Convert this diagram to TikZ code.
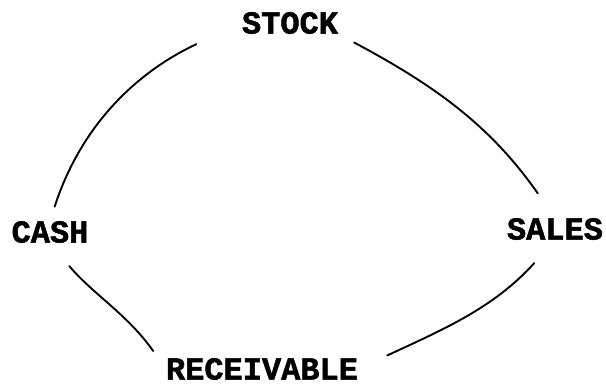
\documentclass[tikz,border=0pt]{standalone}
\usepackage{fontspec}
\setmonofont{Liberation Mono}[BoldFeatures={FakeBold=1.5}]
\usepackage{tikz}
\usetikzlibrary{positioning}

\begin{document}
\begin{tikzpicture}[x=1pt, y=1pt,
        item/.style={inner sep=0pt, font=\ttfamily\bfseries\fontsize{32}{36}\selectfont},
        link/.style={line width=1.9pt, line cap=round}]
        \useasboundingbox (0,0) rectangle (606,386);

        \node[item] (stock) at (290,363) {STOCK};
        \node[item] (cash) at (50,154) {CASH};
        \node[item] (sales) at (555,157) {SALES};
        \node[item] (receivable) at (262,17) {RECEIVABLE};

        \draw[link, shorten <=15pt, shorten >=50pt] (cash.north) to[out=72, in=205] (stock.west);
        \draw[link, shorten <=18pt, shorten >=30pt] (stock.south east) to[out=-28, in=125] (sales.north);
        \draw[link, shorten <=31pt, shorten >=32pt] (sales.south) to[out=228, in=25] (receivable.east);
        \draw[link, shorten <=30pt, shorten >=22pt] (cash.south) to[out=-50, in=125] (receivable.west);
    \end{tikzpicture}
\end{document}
****************************************
### What you need to do
Restate the data above word for word. Skip every picture.

### Full response
Convert this diagram to TikZ code.
\documentclass[tikz,border=0pt]{standalone}
\usepackage{fontspec}
\setmonofont{Liberation Mono}[BoldFeatures={FakeBold=1.5}]
\usepackage{tikz}
\usetikzlibrary{positioning}

\begin{document}
\begin{tikzpicture}[x=1pt, y=1pt,
        item/.style={inner sep=0pt, font=\ttfamily\bfseries\fontsize{32}{36}\selectfont},
        link/.style={line width=1.9pt, line cap=round}]
        \useasboundingbox (0,0) rectangle (606,386);

        \node[item] (stock) at (290,363) {STOCK};
        \node[item] (cash) at (50,154) {CASH};
        \node[item] (sales) at (555,157) {SALES};
        \node[item] (receivable) at (262,17) {RECEIVABLE};

        \draw[link, shorten <=15pt, shorten >=50pt] (cash.north) to[out=72, in=205] (stock.west);
        \draw[link, shorten <=18pt, shorten >=30pt] (stock.south east) to[out=-28, in=125] (sales.north);
        \draw[link, shorten <=31pt, shorten >=32pt] (sales.south) to[out=228, in=25] (receivable.east);
        \draw[link, shorten <=30pt, shorten >=22pt] (cash.south) to[out=-50, in=125] (receivable.west);
    \end{tikzpicture}
\end{document}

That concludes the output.